#### Data shown ####

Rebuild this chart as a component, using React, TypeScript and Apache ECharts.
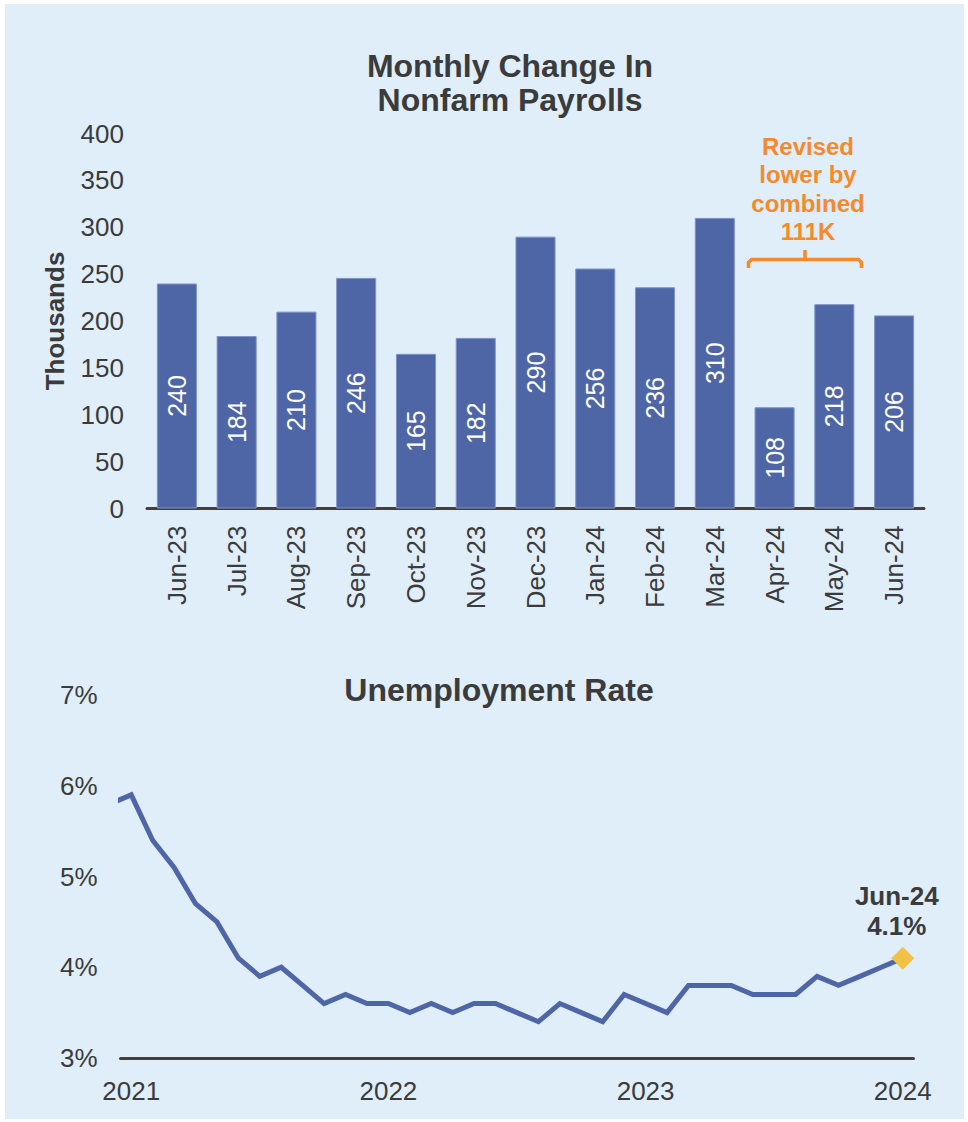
import React, { useEffect, useRef } from "react";
import * as echarts from "echarts";

const payrollMonths = ["Jun-23", "Jul-23", "Aug-23", "Sep-23", "Oct-23", "Nov-23", "Dec-23", "Jan-24", "Feb-24", "Mar-24", "Apr-24", "May-24", "Jun-24"];
const payrollValues = [240, 184, 210, 246, 165, 182, 290, 256, 236, 310, 108, 218, 206];

const unempMonths = [
  "May-21", "Jun-21", "Jul-21", "Aug-21", "Sep-21", "Oct-21", "Nov-21", "Dec-21",
  "Jan-22", "Feb-22", "Mar-22", "Apr-22", "May-22", "Jun-22", "Jul-22", "Aug-22", "Sep-22", "Oct-22", "Nov-22", "Dec-22",
  "Jan-23", "Feb-23", "Mar-23", "Apr-23", "May-23", "Jun-23", "Jul-23", "Aug-23", "Sep-23", "Oct-23", "Nov-23", "Dec-23",
  "Jan-24", "Feb-24", "Mar-24", "Apr-24", "May-24", "Jun-24",
];
const unempValues = [
  5.8, 5.9, 5.4, 5.1, 4.7, 4.5, 4.1, 3.9,
  4.0, 3.8, 3.6, 3.7, 3.6, 3.6, 3.5, 3.6, 3.5, 3.6, 3.6, 3.5,
  3.4, 3.6, 3.5, 3.4, 3.7, 3.6, 3.5, 3.8, 3.8, 3.8, 3.7, 3.7,
  3.7, 3.9, 3.8, 3.9, 4.0, 4.1,
];
const yearLabels = ["2021", "2022", "2023", "2024"];
const yearLabelMonths = ["Jun-21", "Jun-22", "Jun-23", "Jun-24"];
const unempTickLabels = ["3%", "4%", "5%", "6%", "7%"];
const annotationLines = ["Revised", "lower by", "combined", "111K"];

const FONT = "'Liberation Sans', Arial, sans-serif";
const TEXT = "#3b3b3b";
const BLUE = "#4e66a6";
const ORANGE = "#f58a2a";

export default function App() {
  const ref = useRef<HTMLDivElement>(null);

  useEffect(() => {
    document.body.style.margin = "0";
    const chart = echarts.init(ref.current!, null, { renderer: "svg" });

    const origin = unempMonths.indexOf(yearLabelMonths[0]);
    const xOf = (m: string) => unempMonths.indexOf(m) - origin;
    const lastIdx = unempMonths.length - 1;
    const xMin = -0.5;
    const xMax = xOf(unempMonths[lastIdx]) + 0.5;
    const lineData = unempValues.map((v, i) => [i - origin, v]);
    const yearTicks = yearLabelMonths.map(xOf);

    chart.setOption({
      animation: false,
      backgroundColor: "#ffffff",
      textStyle: { fontFamily: FONT },
      grid: [
        { left: 147, right: 44, top: 133.5, bottom: 1122 - 508.5 },
        { left: 120.5, right: 54.5, top: 695, bottom: 1122 - 1058 },
      ],
      xAxis: [
        {
          type: "category",
          gridIndex: 0,
          data: payrollMonths,
          axisLine: { lineStyle: { color: "#404040", width: 3 } },
          axisTick: { show: false },
          axisLabel: { rotate: 90, fontSize: 26, color: TEXT, margin: 17, fontFamily: FONT },
        },
        {
          type: "value",
          gridIndex: 1,
          min: xMin,
          max: xMax,
          axisLine: { show: true, onZero: false, lineStyle: { color: "#404040", width: 3 } },
          axisTick: { show: false },
          splitLine: { show: false },
          axisLabel: {
            customValues: yearTicks,
            fontSize: 26,
            color: TEXT,
            margin: 20,
            fontFamily: FONT,
            formatter: (v: number) => {
              const k = yearTicks.indexOf(v);
              return k >= 0 ? yearLabels[k] : "";
            },
          },
        },
      ],
      yAxis: [
        {
          type: "value",
          gridIndex: 0,
          min: 0,
          max: 400,
          interval: 50,
          axisLine: { show: false },
          axisTick: { show: false },
          splitLine: { show: false },
          axisLabel: { fontSize: 26, color: TEXT, margin: 23, fontFamily: FONT },
          name: "Thousands",
          nameLocation: "middle",
          nameGap: 79,
          nameRotate: 90,
          nameTextStyle: { fontSize: 26, fontWeight: "bold", color: TEXT, fontFamily: FONT },
        },
        {
          type: "value",
          gridIndex: 1,
          min: 3,
          max: 7,
          interval: 1,
          axisLine: { show: false },
          axisTick: { show: false },
          splitLine: { show: false },
          axisLabel: {
            fontSize: 26,
            color: TEXT,
            margin: 23,
            fontFamily: FONT,
            formatter: (v: number) => unempTickLabels[Math.round(v - 3)] ?? `${v}%`,
          },
        },
      ],
      series: [
        {
          type: "bar",
          xAxisIndex: 0,
          yAxisIndex: 0,
          data: payrollValues,
          barWidth: "67%",
          itemStyle: { color: BLUE, borderColor: "#7f93c6", borderWidth: 1 },
          label: {
            show: true,
            position: "inside",
            rotate: 90,
            color: "#ffffff",
            fontSize: 25,
            fontFamily: FONT,
          },
        },
        {
          type: "line",
          xAxisIndex: 1,
          yAxisIndex: 1,
          data: lineData,
          symbol: "none",
          clip: true,
          lineStyle: { color: BLUE, width: 5, join: "miter" },
        },
        {
          type: "scatter",
          xAxisIndex: 1,
          yAxisIndex: 1,
          z: 5,
          data: [[xOf(unempMonths[lastIdx]), unempValues[lastIdx]]],
          symbol: "diamond",
          symbolSize: [23, 23],
          itemStyle: { color: "#f2c246", opacity: 1 },
          label: {
            show: true,
            position: "top",
            distance: 6,
            offset: [-6, 0],
            formatter: `${unempMonths[lastIdx]}\n${unempValues[lastIdx]}%`,
            fontSize: 26,
            fontWeight: "bold",
            lineHeight: 30,
            color: TEXT,
            opacity: 1,
            fontFamily: FONT,
          },
        },
      ],
      graphic: [
        {
          type: "rect",
          z: -10,
          silent: true,
          shape: { x: 5, y: 4, width: 959, height: 1115 },
          style: { fill: "#e0eefa" },
        },
        {
          type: "text",
          x: 510,
          y: 83,
          style: {
            text: "Monthly Change In\nNonfarm Payrolls",
            align: "center",
            verticalAlign: "middle",
            font: `bold 32px ${FONT}`,
            lineHeight: 34,
            fill: TEXT,
          },
        },
        {
          type: "text",
          x: 499,
          y: 690,
          style: {
            text: "Unemployment Rate",
            align: "center",
            verticalAlign: "middle",
            font: `bold 32px ${FONT}`,
            fill: TEXT,
          },
        },
        {
          type: "text",
          x: 808,
          y: 189,
          style: {
            text: annotationLines.join("\n"),
            align: "center",
            verticalAlign: "middle",
            font: `bold 24px ${FONT}`,
            lineHeight: 28.5,
            fill: ORANGE,
          },
        },
        {
          type: "polyline",
          shape: { points: [[748.5, 268], [748.5, 262.5], [751.5, 259.5], [858.5, 259.5], [861.5, 262.5], [861.5, 268]] },
          style: { stroke: ORANGE, lineWidth: 3.5, fill: null },
        },
        {
          type: "line",
          shape: { x1: 805, y1: 259.5, x2: 805, y2: 250 },
          style: { stroke: ORANGE, lineWidth: 3.5 },
        },
      ],
    });

    return () => chart.dispose();
  }, []);

  return <div ref={ref} style={{ width: 968, height: 1122 }} />;
}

####

• **Problem description**:
Take every line that includes the string "React" and copy it.

• **Exercise response**:
Rebuild this chart as a component, using React, TypeScript and Apache ECharts.
import React, { useEffect, useRef } from "react";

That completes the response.